What is asked
Produce an exact copy of the lines below that run from the line containing "Write a Python" to the line containing "-13.1, -13.7, -13.9]", inclusive; any picture is omitted.

──────── Record excerpts

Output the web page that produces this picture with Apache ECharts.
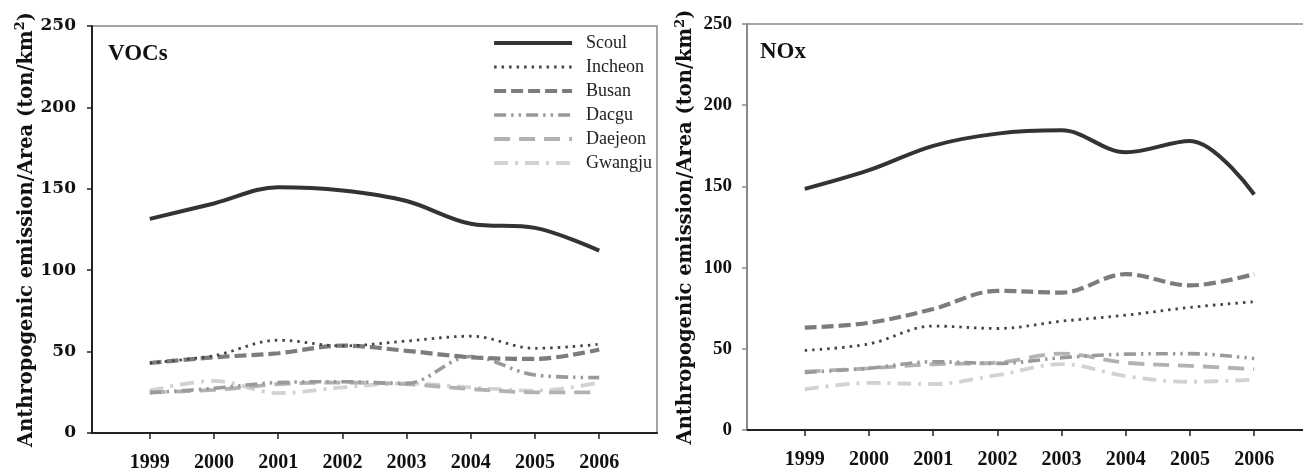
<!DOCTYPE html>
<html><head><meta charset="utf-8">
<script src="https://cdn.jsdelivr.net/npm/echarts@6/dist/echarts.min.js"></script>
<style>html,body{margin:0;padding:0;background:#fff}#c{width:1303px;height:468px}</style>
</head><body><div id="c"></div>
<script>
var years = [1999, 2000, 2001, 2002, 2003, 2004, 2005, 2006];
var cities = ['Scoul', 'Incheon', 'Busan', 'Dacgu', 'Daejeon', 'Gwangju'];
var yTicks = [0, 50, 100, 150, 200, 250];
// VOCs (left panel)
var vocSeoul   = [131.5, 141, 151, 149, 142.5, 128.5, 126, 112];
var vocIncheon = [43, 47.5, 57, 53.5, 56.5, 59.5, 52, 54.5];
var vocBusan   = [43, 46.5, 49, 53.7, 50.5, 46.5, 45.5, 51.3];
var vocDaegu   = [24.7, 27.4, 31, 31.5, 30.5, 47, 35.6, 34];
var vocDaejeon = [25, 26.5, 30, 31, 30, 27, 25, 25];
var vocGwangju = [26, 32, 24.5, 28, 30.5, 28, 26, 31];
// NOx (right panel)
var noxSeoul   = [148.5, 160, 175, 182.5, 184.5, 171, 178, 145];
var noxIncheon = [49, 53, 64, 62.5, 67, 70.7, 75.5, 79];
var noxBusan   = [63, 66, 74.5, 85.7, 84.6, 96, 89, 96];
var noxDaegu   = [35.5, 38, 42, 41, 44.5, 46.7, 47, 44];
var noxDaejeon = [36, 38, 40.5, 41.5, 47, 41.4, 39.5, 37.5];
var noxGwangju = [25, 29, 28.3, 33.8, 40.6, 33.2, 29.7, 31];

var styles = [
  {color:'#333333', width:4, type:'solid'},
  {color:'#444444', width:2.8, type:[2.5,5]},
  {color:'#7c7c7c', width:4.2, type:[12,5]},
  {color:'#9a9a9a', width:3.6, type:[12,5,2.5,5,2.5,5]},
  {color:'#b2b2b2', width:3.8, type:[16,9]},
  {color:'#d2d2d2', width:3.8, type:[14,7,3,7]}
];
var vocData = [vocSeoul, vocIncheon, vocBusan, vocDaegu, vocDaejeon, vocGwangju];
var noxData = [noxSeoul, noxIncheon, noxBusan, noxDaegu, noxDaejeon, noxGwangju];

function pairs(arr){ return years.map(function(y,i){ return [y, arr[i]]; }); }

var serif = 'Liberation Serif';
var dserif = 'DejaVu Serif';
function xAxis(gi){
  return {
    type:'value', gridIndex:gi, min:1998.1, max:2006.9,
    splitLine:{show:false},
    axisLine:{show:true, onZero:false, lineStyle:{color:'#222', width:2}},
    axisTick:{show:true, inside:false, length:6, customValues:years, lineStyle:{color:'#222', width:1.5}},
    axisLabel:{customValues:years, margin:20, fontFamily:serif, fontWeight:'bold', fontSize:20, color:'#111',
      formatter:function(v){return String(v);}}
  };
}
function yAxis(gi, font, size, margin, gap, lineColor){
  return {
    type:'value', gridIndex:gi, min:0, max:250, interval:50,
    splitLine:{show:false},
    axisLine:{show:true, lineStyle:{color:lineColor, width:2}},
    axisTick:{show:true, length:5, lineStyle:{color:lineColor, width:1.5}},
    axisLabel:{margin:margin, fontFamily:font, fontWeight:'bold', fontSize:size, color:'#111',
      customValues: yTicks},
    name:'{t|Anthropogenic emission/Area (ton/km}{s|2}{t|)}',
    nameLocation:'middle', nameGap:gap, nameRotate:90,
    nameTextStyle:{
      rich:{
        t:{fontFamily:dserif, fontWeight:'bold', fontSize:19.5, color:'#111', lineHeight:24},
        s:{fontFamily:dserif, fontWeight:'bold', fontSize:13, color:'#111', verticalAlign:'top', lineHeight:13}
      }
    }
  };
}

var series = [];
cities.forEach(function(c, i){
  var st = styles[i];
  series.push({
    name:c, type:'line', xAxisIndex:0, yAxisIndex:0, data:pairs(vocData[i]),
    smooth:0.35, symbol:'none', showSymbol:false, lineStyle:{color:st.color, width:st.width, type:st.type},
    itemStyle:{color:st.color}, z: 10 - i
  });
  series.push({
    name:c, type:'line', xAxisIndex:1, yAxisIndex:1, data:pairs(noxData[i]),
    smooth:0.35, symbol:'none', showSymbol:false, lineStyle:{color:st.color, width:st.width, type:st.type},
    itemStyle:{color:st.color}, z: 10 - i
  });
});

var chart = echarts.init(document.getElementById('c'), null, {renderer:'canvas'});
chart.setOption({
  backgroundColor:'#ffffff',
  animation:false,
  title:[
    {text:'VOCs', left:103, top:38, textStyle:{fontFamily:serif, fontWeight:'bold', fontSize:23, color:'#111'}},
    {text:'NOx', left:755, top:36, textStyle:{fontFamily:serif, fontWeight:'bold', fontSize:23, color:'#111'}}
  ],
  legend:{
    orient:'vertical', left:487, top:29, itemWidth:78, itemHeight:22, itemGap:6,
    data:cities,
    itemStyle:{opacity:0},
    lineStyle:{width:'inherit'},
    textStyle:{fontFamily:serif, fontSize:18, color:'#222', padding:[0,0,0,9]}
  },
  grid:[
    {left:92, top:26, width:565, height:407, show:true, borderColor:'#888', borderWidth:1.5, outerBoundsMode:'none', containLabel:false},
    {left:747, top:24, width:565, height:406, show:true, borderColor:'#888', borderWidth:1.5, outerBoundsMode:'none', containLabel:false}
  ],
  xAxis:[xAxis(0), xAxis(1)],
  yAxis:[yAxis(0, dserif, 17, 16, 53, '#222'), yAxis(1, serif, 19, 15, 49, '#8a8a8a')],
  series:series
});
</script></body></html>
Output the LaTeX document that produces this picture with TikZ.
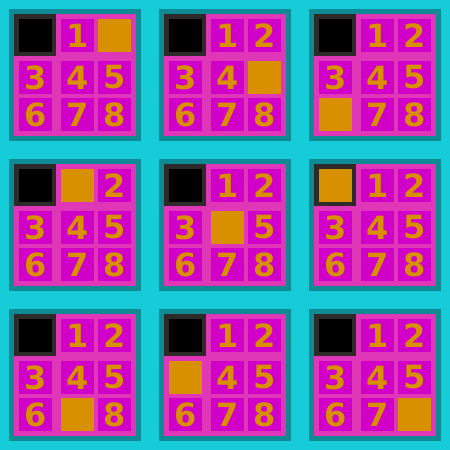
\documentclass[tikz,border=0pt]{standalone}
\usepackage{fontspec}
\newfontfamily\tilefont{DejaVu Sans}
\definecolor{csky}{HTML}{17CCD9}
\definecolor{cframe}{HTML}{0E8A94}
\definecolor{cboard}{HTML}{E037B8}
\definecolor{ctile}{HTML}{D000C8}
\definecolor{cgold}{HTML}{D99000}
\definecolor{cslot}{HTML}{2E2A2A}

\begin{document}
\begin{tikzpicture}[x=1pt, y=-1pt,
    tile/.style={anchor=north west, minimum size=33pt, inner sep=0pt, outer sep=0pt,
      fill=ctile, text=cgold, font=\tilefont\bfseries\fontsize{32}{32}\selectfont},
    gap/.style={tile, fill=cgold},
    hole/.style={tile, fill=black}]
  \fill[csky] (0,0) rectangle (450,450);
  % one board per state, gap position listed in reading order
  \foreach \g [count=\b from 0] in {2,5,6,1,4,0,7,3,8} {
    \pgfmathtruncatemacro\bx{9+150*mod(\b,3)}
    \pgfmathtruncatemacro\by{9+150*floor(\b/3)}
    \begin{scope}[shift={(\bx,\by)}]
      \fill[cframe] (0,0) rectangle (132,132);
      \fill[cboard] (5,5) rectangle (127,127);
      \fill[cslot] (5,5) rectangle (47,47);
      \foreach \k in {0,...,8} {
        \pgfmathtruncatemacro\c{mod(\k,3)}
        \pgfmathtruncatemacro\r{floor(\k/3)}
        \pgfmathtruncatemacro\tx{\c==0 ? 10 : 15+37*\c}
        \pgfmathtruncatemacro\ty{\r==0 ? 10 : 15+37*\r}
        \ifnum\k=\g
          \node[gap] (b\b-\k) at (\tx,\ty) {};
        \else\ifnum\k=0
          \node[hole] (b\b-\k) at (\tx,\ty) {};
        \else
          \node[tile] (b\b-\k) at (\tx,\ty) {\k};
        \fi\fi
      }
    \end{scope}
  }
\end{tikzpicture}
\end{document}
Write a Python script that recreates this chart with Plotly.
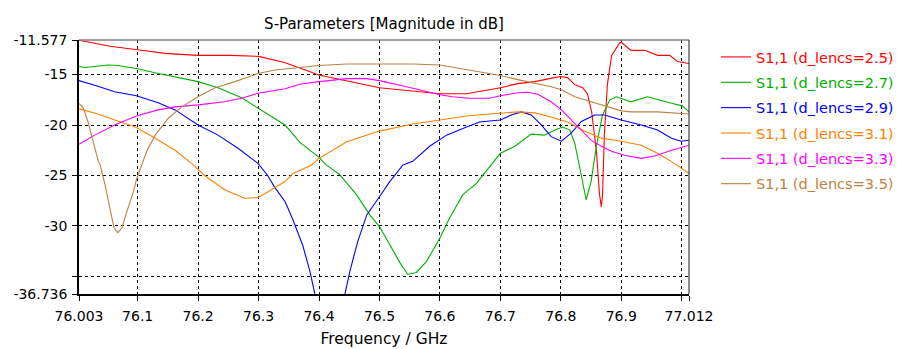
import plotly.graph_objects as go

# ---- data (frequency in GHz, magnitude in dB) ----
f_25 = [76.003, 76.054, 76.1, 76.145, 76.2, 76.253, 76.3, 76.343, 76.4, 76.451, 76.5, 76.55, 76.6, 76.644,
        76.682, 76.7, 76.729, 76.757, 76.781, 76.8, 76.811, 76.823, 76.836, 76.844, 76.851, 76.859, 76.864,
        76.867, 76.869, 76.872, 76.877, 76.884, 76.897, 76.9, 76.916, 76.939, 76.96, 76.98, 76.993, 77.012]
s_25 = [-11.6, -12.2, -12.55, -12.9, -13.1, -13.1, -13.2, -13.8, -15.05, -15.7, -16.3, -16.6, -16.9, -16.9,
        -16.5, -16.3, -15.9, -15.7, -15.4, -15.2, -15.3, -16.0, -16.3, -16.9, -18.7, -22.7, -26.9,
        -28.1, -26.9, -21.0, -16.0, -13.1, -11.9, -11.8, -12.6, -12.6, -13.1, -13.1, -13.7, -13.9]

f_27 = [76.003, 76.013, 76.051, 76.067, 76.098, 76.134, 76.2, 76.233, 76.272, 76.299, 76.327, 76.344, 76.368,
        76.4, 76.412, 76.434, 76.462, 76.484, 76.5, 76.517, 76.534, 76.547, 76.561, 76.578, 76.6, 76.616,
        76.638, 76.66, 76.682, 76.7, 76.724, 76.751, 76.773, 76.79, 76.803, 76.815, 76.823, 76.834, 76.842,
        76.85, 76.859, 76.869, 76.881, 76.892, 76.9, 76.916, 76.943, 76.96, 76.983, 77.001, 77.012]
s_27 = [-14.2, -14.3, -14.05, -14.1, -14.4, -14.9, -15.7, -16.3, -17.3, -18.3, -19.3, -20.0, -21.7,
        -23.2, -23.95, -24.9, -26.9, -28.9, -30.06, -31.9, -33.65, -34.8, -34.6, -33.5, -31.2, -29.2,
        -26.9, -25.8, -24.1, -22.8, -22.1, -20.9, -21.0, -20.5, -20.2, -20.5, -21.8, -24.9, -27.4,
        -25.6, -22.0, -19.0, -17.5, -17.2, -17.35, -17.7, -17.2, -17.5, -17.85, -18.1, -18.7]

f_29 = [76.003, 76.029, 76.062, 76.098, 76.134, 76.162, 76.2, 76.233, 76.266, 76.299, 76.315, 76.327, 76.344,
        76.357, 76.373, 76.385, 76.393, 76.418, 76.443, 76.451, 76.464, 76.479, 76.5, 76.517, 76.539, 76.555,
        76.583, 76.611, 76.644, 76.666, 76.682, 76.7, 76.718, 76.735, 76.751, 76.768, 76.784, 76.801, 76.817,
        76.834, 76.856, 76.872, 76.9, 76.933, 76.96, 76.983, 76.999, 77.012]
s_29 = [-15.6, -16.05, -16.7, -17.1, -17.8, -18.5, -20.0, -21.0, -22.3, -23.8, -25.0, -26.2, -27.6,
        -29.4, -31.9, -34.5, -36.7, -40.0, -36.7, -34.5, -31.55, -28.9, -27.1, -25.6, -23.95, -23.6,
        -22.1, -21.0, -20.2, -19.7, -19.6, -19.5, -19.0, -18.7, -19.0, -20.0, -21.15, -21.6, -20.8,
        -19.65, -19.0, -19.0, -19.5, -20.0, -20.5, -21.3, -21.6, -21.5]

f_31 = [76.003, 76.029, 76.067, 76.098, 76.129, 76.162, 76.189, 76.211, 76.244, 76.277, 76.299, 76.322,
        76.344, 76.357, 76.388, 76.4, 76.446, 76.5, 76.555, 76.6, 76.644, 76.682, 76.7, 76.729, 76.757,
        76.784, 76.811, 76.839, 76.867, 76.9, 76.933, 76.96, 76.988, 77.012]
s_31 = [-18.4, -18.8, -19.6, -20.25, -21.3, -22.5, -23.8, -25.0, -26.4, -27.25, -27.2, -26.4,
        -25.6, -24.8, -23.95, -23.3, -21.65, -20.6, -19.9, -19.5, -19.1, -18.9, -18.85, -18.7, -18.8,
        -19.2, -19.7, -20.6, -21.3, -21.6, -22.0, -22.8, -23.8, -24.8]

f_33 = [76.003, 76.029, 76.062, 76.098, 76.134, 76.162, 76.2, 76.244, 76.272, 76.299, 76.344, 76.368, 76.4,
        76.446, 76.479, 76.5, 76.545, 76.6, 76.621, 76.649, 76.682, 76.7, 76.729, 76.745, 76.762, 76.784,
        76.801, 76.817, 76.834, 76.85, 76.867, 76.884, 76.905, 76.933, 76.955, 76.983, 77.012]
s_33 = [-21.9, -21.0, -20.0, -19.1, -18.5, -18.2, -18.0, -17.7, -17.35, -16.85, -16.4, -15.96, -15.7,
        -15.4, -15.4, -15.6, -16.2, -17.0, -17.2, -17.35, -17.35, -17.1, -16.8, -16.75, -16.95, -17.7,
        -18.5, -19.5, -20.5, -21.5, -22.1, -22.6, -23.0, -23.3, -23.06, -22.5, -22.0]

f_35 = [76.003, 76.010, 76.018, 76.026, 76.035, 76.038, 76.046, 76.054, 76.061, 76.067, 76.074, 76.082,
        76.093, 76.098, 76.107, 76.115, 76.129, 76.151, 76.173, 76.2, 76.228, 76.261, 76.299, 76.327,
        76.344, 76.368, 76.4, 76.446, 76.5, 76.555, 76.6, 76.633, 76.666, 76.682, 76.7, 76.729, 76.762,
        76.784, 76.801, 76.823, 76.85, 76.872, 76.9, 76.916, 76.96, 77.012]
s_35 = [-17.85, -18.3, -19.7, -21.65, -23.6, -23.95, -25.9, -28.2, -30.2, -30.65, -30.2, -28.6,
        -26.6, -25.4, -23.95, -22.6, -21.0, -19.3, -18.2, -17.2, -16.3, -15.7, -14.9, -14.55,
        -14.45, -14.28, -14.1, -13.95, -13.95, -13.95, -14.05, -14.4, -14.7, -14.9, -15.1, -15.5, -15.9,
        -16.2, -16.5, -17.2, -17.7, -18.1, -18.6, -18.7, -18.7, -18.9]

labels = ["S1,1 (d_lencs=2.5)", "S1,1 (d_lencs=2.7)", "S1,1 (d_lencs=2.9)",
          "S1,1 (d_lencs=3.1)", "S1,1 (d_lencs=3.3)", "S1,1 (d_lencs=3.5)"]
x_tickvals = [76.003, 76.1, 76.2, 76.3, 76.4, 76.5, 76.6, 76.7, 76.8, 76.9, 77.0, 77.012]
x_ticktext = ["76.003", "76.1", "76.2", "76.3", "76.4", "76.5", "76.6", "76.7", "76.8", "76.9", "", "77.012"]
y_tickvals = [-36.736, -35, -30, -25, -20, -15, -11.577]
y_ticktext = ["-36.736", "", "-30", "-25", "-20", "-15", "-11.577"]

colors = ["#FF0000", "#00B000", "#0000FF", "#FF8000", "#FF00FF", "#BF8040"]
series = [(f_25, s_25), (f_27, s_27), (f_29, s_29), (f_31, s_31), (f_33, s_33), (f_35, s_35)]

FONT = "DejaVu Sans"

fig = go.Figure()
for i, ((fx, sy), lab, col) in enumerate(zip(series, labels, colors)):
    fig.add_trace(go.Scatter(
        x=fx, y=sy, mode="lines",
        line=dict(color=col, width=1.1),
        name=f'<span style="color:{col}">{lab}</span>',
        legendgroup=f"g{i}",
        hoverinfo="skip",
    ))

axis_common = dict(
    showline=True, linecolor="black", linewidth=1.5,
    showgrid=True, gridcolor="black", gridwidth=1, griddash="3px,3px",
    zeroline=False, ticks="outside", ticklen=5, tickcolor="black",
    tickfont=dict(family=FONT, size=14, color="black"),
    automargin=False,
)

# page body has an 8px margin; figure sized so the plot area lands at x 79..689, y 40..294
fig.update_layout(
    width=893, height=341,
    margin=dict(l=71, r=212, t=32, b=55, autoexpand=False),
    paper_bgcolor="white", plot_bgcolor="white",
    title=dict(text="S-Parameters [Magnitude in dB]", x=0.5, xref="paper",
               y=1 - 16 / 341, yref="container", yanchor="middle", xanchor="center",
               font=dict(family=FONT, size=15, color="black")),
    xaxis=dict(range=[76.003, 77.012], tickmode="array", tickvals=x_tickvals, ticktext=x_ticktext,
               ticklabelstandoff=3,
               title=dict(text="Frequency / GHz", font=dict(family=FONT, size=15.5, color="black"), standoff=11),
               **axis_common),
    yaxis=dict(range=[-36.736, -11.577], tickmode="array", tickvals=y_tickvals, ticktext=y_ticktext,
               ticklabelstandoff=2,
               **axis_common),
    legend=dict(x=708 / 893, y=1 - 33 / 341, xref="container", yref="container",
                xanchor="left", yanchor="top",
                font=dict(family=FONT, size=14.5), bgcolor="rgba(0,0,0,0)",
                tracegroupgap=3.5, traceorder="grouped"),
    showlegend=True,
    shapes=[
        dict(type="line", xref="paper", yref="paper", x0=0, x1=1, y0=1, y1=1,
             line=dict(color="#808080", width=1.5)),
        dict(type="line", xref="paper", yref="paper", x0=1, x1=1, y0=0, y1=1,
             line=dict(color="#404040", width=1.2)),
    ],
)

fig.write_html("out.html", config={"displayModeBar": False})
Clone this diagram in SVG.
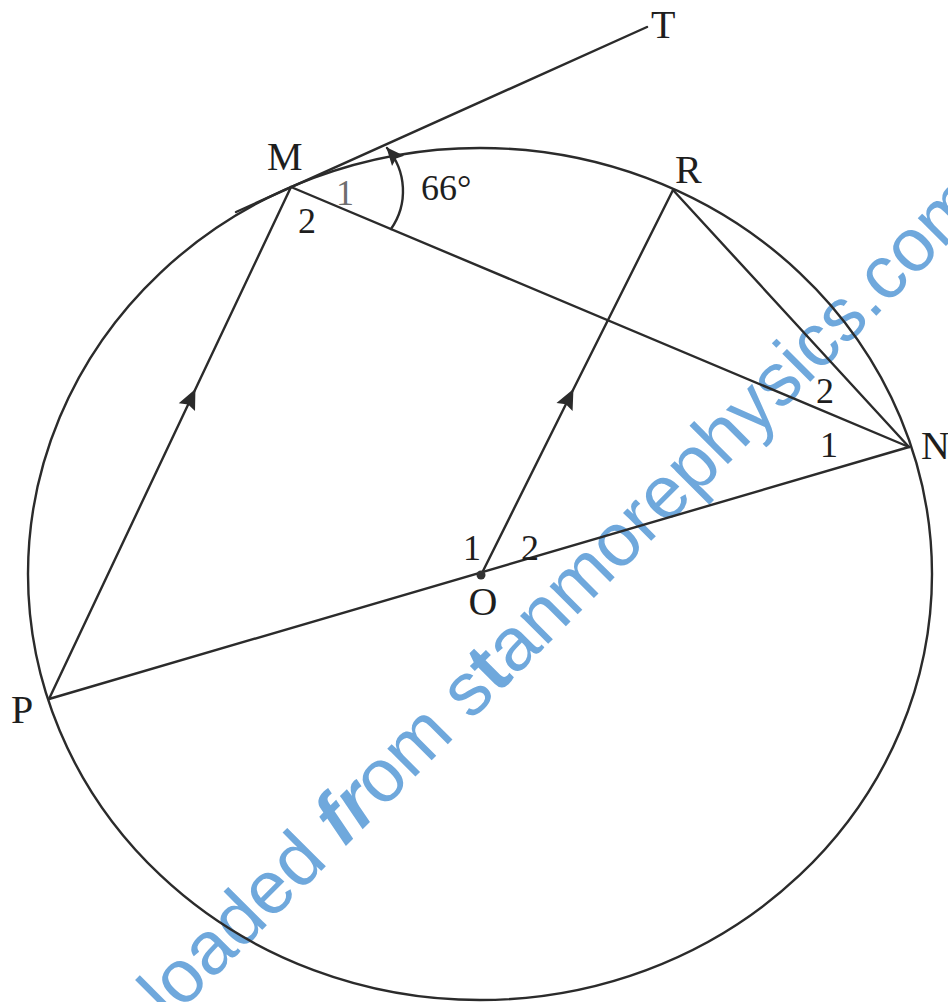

────────────────

Result for this exercise
Write a Python script that recreates this chart with Plotly.
import plotly.graph_objects as go

# ---- data (frequency in GHz, magnitude in dB) ----
f_25 = [76.003, 76.054, 76.1, 76.145, 76.2, 76.253, 76.3, 76.343, 76.4, 76.451, 76.5, 76.55, 76.6, 76.644,
        76.682, 76.7, 76.729, 76.757, 76.781, 76.8, 76.811, 76.823, 76.836, 76.844, 76.851, 76.859, 76.864,
        76.867, 76.869, 76.872, 76.877, 76.884, 76.897, 76.9, 76.916, 76.939, 76.96, 76.98, 76.993, 77.012]
s_25 = [-11.6, -12.2, -12.55, -12.9, -13.1, -13.1, -13.2, -13.8, -15.05, -15.7, -16.3, -16.6, -16.9, -16.9,
        -16.5, -16.3, -15.9, -15.7, -15.4, -15.2, -15.3, -16.0, -16.3, -16.9, -18.7, -22.7, -26.9,
        -28.1, -26.9, -21.0, -16.0, -13.1, -11.9, -11.8, -12.6, -12.6, -13.1, -13.1, -13.7, -13.9]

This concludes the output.